In October 2021, Kamila spoke to Canadian television, urging the Canadian government to boycott the 2022 Winter Olympics unless China releases Celil and allows him to return to Canada. Kamila also expressed anguish at not receiving any updates on her husband’s case from Canadian officials since 2015. This follows earlier criticism of Canada’s position that China has a “right to level charges against Mr. Celil.” In 2022, citizens petitioned Canada’s House of Commons seeking renewed action to secure Huseyin’s release.
Huseyin Celil’s case was among the first UHRP shared with the world. Founded only two years before his arrest, UHRP’s efforts to advocate for Huseyin’s release highlight several issues that 18 years later have become core to the crimes against humanity occuring in the Uyghur region. Deportations, disappearance, torture, imprisonment, and religious repression have become systemic to the extent that entire databases are given over to document the hundreds of thousands of victims.
Two decades of international condemnation
UHRP was far from the only organization acting on Huseyin Celil’s distressing case. For nearly 20 years, head of the Canadian group the Uyghur Rights Advocacy Project, Mehmet Tohti, has spoken out for Huseyin’s release. Amnesty International, Human Rights in China, Human Rights Watch, World Uyghur Congress, as well as the Congressional-Executive Commission on China and US Congress, all brought the case to the world’s attention. Campaigns for his release highlighted his rights as a bona fide refugee, a citizen of Canada, a person of faith, and a nonviolent political prisoner. After the 2021 release of the “two Michaels,” Canadian citizens Michael Kovrig and Michael Spavor, who spent three years in arbitrary pre-trial detention in China on unsubstantiated charges of espionage, Huseyin was called the “forgotten Canadian.”
The lack of international pressure over Huseyin Celil’s deportation and imprisonment may have been a missed chance to catch in its early stages human rights abuses that have developed into crimes against humanity.
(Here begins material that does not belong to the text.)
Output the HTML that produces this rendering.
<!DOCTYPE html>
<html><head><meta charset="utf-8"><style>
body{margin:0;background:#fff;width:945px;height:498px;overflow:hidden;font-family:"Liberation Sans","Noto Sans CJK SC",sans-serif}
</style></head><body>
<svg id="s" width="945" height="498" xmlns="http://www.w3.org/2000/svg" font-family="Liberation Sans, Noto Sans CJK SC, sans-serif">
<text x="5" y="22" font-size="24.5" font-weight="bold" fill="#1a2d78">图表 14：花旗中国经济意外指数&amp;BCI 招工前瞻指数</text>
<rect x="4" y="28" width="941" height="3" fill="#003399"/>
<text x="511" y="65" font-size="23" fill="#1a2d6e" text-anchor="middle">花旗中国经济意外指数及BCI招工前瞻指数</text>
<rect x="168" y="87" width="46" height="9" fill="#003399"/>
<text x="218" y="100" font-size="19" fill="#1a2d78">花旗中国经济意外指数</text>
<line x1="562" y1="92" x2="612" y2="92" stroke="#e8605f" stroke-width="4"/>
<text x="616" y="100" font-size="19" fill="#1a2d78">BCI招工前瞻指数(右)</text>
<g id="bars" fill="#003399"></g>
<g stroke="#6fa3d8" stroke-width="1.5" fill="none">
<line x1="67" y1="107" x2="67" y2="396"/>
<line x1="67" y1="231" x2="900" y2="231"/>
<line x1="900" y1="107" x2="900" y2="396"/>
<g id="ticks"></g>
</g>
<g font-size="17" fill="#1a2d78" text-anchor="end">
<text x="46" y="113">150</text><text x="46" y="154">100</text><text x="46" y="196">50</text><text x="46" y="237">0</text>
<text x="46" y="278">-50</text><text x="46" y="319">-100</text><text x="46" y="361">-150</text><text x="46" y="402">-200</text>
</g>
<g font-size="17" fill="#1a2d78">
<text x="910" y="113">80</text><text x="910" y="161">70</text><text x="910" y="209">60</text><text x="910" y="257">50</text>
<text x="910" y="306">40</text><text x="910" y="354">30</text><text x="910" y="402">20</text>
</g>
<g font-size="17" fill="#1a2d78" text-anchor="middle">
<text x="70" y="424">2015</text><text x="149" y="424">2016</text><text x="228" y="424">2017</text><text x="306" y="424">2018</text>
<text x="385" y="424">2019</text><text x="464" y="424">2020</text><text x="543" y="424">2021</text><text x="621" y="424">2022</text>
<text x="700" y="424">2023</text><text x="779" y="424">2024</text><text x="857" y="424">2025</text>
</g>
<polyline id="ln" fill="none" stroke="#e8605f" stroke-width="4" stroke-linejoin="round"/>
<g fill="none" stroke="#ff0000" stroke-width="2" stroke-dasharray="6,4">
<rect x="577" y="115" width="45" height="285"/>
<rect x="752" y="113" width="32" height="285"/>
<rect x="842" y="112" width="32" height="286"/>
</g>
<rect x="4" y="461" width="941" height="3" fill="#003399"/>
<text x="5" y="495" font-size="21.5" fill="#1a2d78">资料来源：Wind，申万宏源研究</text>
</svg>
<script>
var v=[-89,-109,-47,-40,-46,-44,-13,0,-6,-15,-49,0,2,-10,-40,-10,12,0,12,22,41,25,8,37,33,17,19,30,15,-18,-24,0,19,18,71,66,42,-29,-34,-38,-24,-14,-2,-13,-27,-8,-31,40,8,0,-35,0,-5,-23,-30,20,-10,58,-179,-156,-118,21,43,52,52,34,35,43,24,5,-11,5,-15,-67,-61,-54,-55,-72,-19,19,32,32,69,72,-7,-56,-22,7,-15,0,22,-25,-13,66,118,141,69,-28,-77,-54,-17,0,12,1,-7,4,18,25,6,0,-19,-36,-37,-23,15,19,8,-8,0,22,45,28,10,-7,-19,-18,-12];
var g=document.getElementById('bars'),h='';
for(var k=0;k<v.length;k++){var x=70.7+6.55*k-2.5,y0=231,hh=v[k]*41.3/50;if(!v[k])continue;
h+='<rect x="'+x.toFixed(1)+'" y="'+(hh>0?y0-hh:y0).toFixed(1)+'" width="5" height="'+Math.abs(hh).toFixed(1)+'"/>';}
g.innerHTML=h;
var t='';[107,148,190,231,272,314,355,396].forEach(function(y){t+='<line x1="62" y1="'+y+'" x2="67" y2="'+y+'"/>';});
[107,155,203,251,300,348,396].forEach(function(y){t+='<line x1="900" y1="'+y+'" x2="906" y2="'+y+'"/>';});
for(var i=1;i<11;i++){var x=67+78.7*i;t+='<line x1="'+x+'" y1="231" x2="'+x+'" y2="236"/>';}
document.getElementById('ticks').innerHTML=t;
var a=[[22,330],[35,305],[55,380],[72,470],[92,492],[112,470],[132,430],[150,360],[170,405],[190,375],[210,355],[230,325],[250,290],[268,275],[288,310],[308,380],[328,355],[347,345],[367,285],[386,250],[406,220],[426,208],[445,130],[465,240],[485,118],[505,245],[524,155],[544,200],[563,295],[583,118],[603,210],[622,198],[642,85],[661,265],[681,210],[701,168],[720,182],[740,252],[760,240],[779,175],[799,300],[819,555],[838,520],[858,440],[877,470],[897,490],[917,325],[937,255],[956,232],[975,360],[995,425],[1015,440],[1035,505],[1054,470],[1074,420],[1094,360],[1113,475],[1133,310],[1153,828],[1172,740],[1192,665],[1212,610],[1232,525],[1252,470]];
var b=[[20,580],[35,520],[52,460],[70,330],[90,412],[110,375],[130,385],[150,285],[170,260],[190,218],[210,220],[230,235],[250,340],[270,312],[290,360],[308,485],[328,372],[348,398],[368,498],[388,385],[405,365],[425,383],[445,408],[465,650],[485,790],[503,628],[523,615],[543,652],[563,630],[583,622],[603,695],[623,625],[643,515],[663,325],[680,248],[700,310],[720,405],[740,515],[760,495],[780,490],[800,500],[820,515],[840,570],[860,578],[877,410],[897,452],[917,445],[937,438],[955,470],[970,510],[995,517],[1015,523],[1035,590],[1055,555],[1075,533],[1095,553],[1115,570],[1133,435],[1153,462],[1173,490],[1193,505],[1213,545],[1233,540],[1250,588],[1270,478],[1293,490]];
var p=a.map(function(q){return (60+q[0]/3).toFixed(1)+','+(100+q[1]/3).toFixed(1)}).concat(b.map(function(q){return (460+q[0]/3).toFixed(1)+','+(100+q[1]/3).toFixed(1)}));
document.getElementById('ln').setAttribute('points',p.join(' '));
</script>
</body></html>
That’s a tough sentence to read. However, Huseyin’s plight was not isolated. The 2005 imprisonment of Uyghur author Nurmemet Yasin, 19 years ago, is a precursor to the current eliticide of Uyghur intellectuals and cultural elites. In a 2021 essay, my colleague, Zubayra Shamseden, describes in heart wrenching detail the torture of her sister, Saliha, and her brother, Abdurazzak, 27 years ago. There are many other examples.
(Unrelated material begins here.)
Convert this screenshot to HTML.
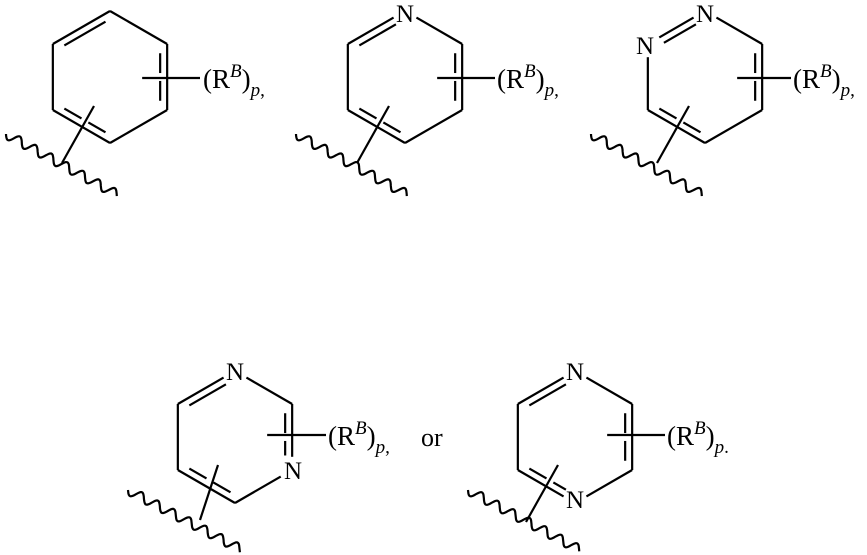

This year marks the 20th anniversary of the establishment of the Uyghur Human Rights Project, a milestone year prompting reflection on two decades dedicated to documenting atrocities faced by Uyghurs.
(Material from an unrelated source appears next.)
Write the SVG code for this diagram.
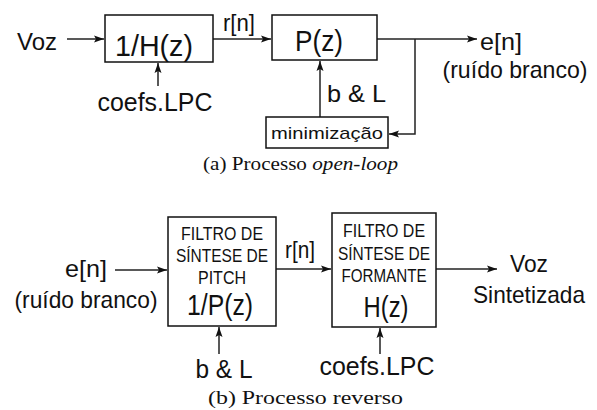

One of our primary objectives for UHRP20 is to understand how to recognize early indicators of crimes against humanity. Throughout the past two decades, UHRP has meticulously recorded evidence of political, civil, economic, cultural, and social rights violations. This year provides an invaluable opportunity to ponder the insights gained and address shortcomings within current systems for detecting and preventing atrocities.
In the horrific sufferings of Huseyin Celil, Nurmemet Yasin, and Saliha and Abdurazzak Shamseden, now approaching 20 years or more, trampling of basic rights, liberty, and safety are laid bare. In the wide sweep of Chinese government policies, then and now, we see how the precursors of a genocide developed into the emergency that is with us today.